American football player (1876–1953)

John David Wombacher (June 24, 1876 - April 1, 1953) was an American football player.

Wombacher grew up in Peoria, Illinois. His father, Ferdinand Wombacher (1851–1931), was an Illinois native and a dairyman. His mother, Louisa (Wurst) Wombacher (1850–1937), was also an Illinois native. Both of his parents were the children of German immigrants. Wombacher had an older brother, Joseph, and a younger brother, Ferdinand Jr. Wombacher played for the undefeated Peoria High School football team of 1893.
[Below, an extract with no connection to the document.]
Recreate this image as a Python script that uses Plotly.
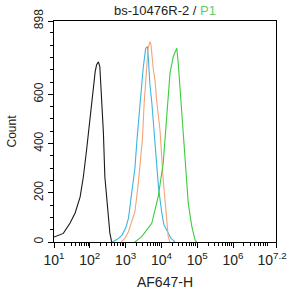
import plotly.graph_objects as go

# log10 intensity positions and counts
black_log = [1.00, 1.26, 1.45, 1.59, 1.73, 1.82, 1.91, 2.01, 2.07, 2.15, 2.19, 2.24, 2.28, 2.33, 2.38, 2.42, 2.47, 2.52, 2.56, 2.61]
black_cnt = [20, 35, 77, 118, 183, 265, 374, 509, 590, 692, 720, 732, 713, 577, 443, 265, 171, 89, 37, 0]

blue_log = [2.62, 2.76, 2.90, 3.01, 3.08, 3.17, 3.26, 3.32, 3.40, 3.49, 3.56, 3.61, 3.63, 3.68, 3.73, 3.77, 3.82, 3.87, 3.92, 4.01, 4.07, 4.19, 4.27, 4.38]
blue_cnt = [0, 10, 28, 60, 97, 191, 301, 420, 570, 706, 787, 794, 760, 638, 570, 503, 415, 321, 220, 118, 70, 37, 15, 0]

orange_log = [2.87, 2.98, 3.08, 3.15, 3.26, 3.35, 3.43, 3.47, 3.52, 3.59, 3.63, 3.68, 3.71, 3.77, 3.82, 3.87, 3.96, 4.05, 4.13, 4.19, 4.24]
orange_cnt = [0, 15, 42, 70, 123, 232, 354, 420, 570, 706, 787, 814, 800, 706, 658, 570, 455, 252, 103, 22, 0]

green_log = [3.26, 3.45, 3.73, 3.91, 4.05, 4.15, 4.24, 4.33, 4.43, 4.47, 4.57, 4.66, 4.75, 4.85, 4.94, 4.99]
green_cnt = [0, 22, 76, 184, 320, 523, 686, 753, 787, 726, 523, 320, 157, 62, 8, 0]

x_tick_exp = [1, 2, 3, 4, 5, 6, 7.2]
x_tick_text = ["10<sup>1</sup>", "10<sup>2</sup>", "10<sup>3</sup>", "10<sup>4</sup>",
               "10<sup>5</sup>", "10<sup>6</sup>", "10<sup>7.2</sup>&nbsp;&nbsp;"]
y_tick_vals = [0, 200, 400, 600, 898]
y_tick_text = ["0", "200", "400", "600", "898"]

series = [
    (black_log, black_cnt, "#1a1a1a"),
    (blue_log, blue_cnt, "#3cb6e0"),
    (orange_log, orange_cnt, "#f2a478"),
    (green_log, green_cnt, "#3ccc3c"),
]

fig = go.Figure()
for lg, cnt, col in series:
    fig.add_trace(go.Scatter(x=[10 ** v for v in lg], y=cnt, mode="lines",
                             line=dict(color=col, width=1.1), showlegend=False,
                             hoverinfo="skip"))

minor_x = [m * 10 ** k for k in range(1, 8) for m in range(2, 10) if m * 10 ** k < 10 ** 7.2]

fig.update_layout(
    width=290, height=296,
    margin=dict(l=54, r=14, t=21, b=54),
    paper_bgcolor="white", plot_bgcolor="white",
    font=dict(family="Liberation Sans, Arial, sans-serif", color="#222222", size=12),
    title=dict(text='bs-10476R-2 / <span style="color:#66cc66">P1</span>',
               x=0.569, xanchor="center", y=0.965, yanchor="middle",
               font=dict(size=13, color="#222222")),
    xaxis=dict(type="log", range=[1, 7.2], showgrid=False, zeroline=False, automargin=False,
               showline=True, linecolor="black", linewidth=1.2, mirror=True,
               ticks="outside", ticklen=5, tickcolor="black",
               tickmode="array", tickvals=[10 ** e for e in x_tick_exp], ticktext=x_tick_text,
               tickfont=dict(size=14), ticklabeloverflow="allow",
               minor=dict(ticks="outside", ticklen=3, tickcolor="black",
                          tickmode="array", tickvals=minor_x, showgrid=False),
               title=dict(text="AF647-H", font=dict(size=14), standoff=10)),
    yaxis=dict(range=[0, 898], showgrid=False, zeroline=False, automargin=False,
               showline=True, linecolor="black", linewidth=1.2, mirror=True,
               ticks="outside", ticklen=5, tickcolor="black",
               tickmode="array", tickvals=y_tick_vals, ticktext=y_tick_text,
               tickangle=-90, tickfont=dict(size=12),
               minor=dict(ticks="outside", ticklen=3, tickcolor="black", dtick=50, showgrid=False),
               title=dict(text="Count", font=dict(size=12), standoff=12)),
)

fig.write_html("out.html")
He enrolled at the University of Michigan and played at the center position for the 1895 and 1896 Michigan Wolverines football teams. In February 1897, he was elected by his teammates as the captain of the 1897 team. However, he contracted typhoid fever and was unable to report to the university in September 1897. Wombacher had played every game at center for Michigan in 1896. Shortly before his illness, The World of New York had published a football preview feature in which Wombacher had been touted as the key to Michigan's success:"The man who will captain the Unlversity of Michigan eleven is a big, strapping fellow, who was forced into the game by his classmates because of his size and ability to get over the ground. His name is John B. Wombacher, and he hails from Peoria, Ill. He plays centre rush and is something terrific." Wombacher was unable to play in 1897, remaining at his parents' home in Peoria to recuperate from the illness. Halfback, James R. Hogg, was elected to replace Wombacher as the 1897 team captain.

At the time of the 1900 United States census, Wombacher was living in Peoria and working as a chemist.

He worked for many years for the Steel Mills Co. in Joliet, Illinois. In September 1918, Wombacher completed a draft registration card in which he indicated that he was living at West Marion, Illinois and employed as an assistant superintendent at the Illinois Steel Co. At the time of the 1920 Census, Wombacher was living in Joliet with his wife, Louise, and was working as an assistant superintendent at a steel mill.

In April 1953, Wombacher died in Peoria at age 76.